Kembali aku melanjutkan langkah ini menuju lantai enam, disana mata ini disambut dengan tumbuhan-tumbuhan layu dan kekosongan lemari pertama oleh buku-buku. Disana juga tidak ada petunjuk informasi mengenai buku-buku yang tertera di rak, aku penasaran tentang buku apa saja yang ada disana, lalu aku mendapati ada buku praktis seperti cara membuat globe, lalu ada informasi buku tentang kapal perang, dan keduanya berbahasa inggris. Pengunjung di lantai ini tidak seramai dengan dua lantai sebelumnya, dengan kata lain, lantai enam lebih tenang daripada lantai sebelumnya.

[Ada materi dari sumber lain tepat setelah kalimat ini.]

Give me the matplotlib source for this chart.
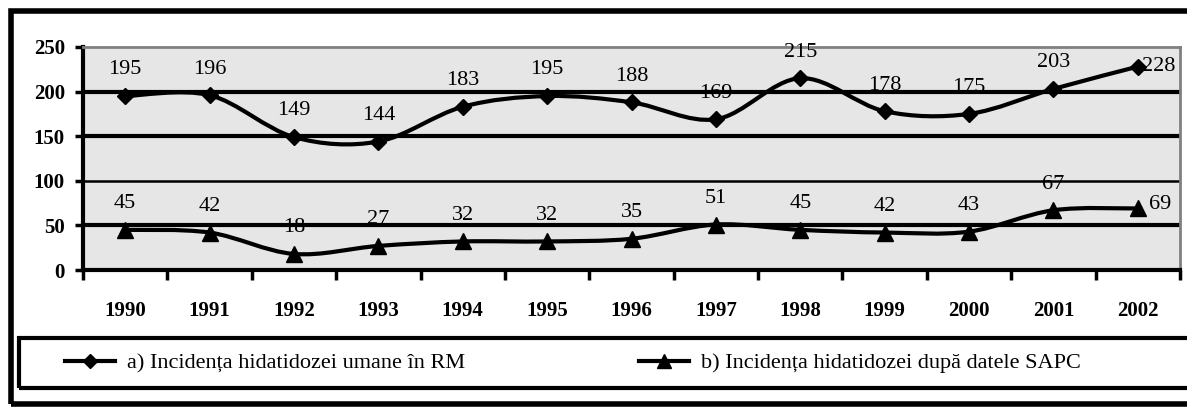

Oh ya, hampir saja lupa, aku sempat berbincang dengan pengunjung di lantai lima karena menarik perhatian ku ketika mendengar cukup keras suara anak pra-sekolah yang sedang dilatih membaca oleh ibu nya. Belakangan aku mengetahui ibu nya bernama Laras (30) tahun dan anak nya Bagas (3.5) tahun. Aku menanyakan alasan mengapa ia berkunjung ke sini dan ia menjawab "saya adalah seorang freelancer graphic design dan seorang ibu, pekerjaan saya tidak melulu datang ke kantor, saya bisa bekerja di rumah, caf, atau tempat-tempat lainnya termasuk perpustakaan ini, tidak lupa saya berperan sebagai ibu, dan saya sedang menjalani peran itu dengan mengajarkan anak saya membaca".
Perbincangan singkat telah usai, namun tidak dengan karya tulisan ku, so jadi aku harus mendampar ingin ku untuk kembali ke rumah, sekilap ku mencari kursi kosong, aku bernafas lega dan pikiran ku secepat kilat, hingga tulisan ini usai, dan aku telah selesai.